There are many, many wonderful scenes in both books. I was especially affected, as a teenager, by the passage in Perelandra where Ransom protests to God that there is a representative of Evil in the world, fighting for the soul of the unfallen Lady — and why is there no champion of Good? And the silent and terrifying answer comes booming back at him: you. There is also the memorable phrase, “In the name of the Father, and of the Son, and of the Holy Spirit, here goes! I mean, Amen!” Lewis’ descriptions of scenery are the only drawback to these books — he does go on and on, and you have to read really carefully to understand what he is describing. I think these passages could simply be excised without any damage to the books. For grades 10 and up.

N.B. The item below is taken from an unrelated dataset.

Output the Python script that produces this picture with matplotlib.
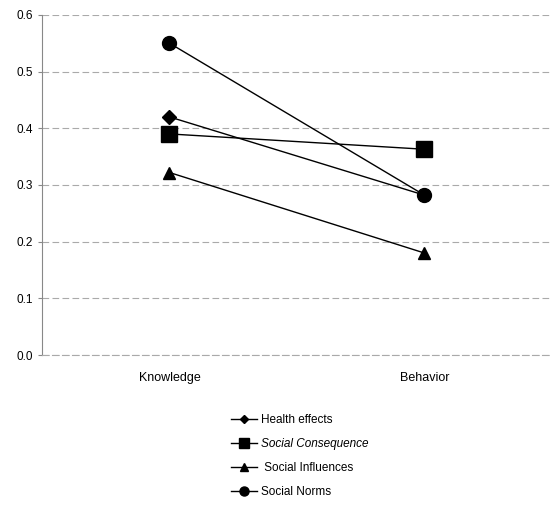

You’ll notice there is no Madeleine L’Engle in this list. I read her books several times as a Young Adult, and I’m sure they influenced me, but I just don’t like her. I don’t like her smarmy characters, I don’t like how her ideals of family life are utterly saturated in six kinds of snobbery. I don’t like the loosey goosey games she plays with comparative religion, and her stories leave me cold, irritated and unsatisfied. I’m always astonished that she’s described as some kind of genius — her prose always strikes me as hokey and stilted. She is very original, I’ll admit, but I have very little patience with her “Oh-the-aching-wonder-of-it-all” genre. I wouldn’t say “don’t read her stuff,” but I think you’ll do just fine if you never do read her.
Okay, so, yay, I wrote a blog post! Thanks to the gracious and prolific (in every way)Jen Fulwiler for hosting Seven Quick Takes every Friday.
UPDATE: In the comments of the original post, several readers mentioned Patterson’s Bridge to Terebithia and A Tree Grows in Brooklyn by Betty Smith. My take: yes, Bridge to Terebithia is just awful. As reader Suburban Correspondent put it, “It was everything that was wrong with YA books in my youth – all the hopelessly messed-up adults, the characters manipulated by the author to send some sort of message.” Yup, pretty much a blight on Patterson’s career. Her books that I recommended are totally different. I also remember that her novel The Master Puppeteer was quite good, and is about a boy. She has written many historical novels for young adults.
A Tree Grows in Brooklyn is fantastic — good call, folks. I can’t imagine a boy really enjoying it, but it really is a wonderful book, despite some hokiness It’s about a girl growing up in the slums in Brooklyn before and during World War II. Betty Smith’s other books, unfortunately, are dreadful! A Tree Grows in Brooklyn is fiction, but obviously semi-autobiographical, and is very moving and full of insight into a young girl’s mind. Some of her notions about sex could be a little damaging to susceptible girls, though, so you should probably read this one first, and discuss it with your daughter.